Biopsy. A biopsy removes tissue or cells from the breast to be checked by a pathologist under a microscope. Results from a biopsy help determine if cells are cancerous. A breast radiologist uses local anesthesia to numb the area of the breast where a needle will be inserted. A biopsy may be performed with mammography, ultrasound or MRI guidance. Ask your provider about your specific type of biopsy to learn more.
After a biopsy is performed, patients will be contacted by a Markey team member to review results. Further management will be recommended at that time.
When you are diagnosed with breast cancer, it is common to feel a sense of urgency around starting treatment. However, in most cases, there is time to do the needed research to ensure that your diagnosis is correct. That may include getting a second opinion.
Our team of experts works together to diagnose, treat and prevent breast cancer, with a focus on individualized patient care.
Markey is among the best cancer centers in the nation when it comes to advanced treatment options, survival rates and experienced providers, according to U.S. News & World Report. As the one and only NCI-designated cancer program in Kentucky, Markey can serve many patients each year with rare and common cancers, including breast cancer.

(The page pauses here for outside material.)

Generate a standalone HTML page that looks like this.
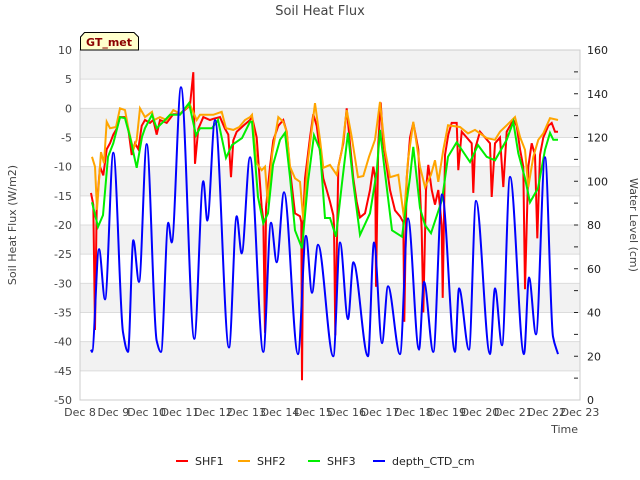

Our specialized team is happy to work with your doctors and communicate to ensure confidence in your diagnosis.
A second opinion can help to ensure that you get the latest and most effective therapy for treating breast cancer. The following are common reasons for seeking a second opinion after your initial diagnosis:
- You are having difficulty understanding your diagnosis.
- A dedicated team specialized in your cancer type may not be available in your area.
- There may be uncertainty around the stage of breast cancer.
- You may want to learn more about treatment options, including clinical trials and advanced technologies only available at an advanced center like Markey.
- Your health insurance requires a second opinion before continuing toward treatment.
Questions to ask when getting a second opinion
After receiving a cancer diagnosis, you may have a lot on your mind. Here a few questions to keep in mind for your doctor when seeking a second opinion:
- Is there a chance that my medical problem could have a different diagnosis?
- Are there additional tests I should take before moving forward with treatment?
- Do you recommend any treatments at this time?
- What do you expect to happen if I wait or don't have the treatment?
- What are the side effects of treatment?
- How long are treatment recovery periods?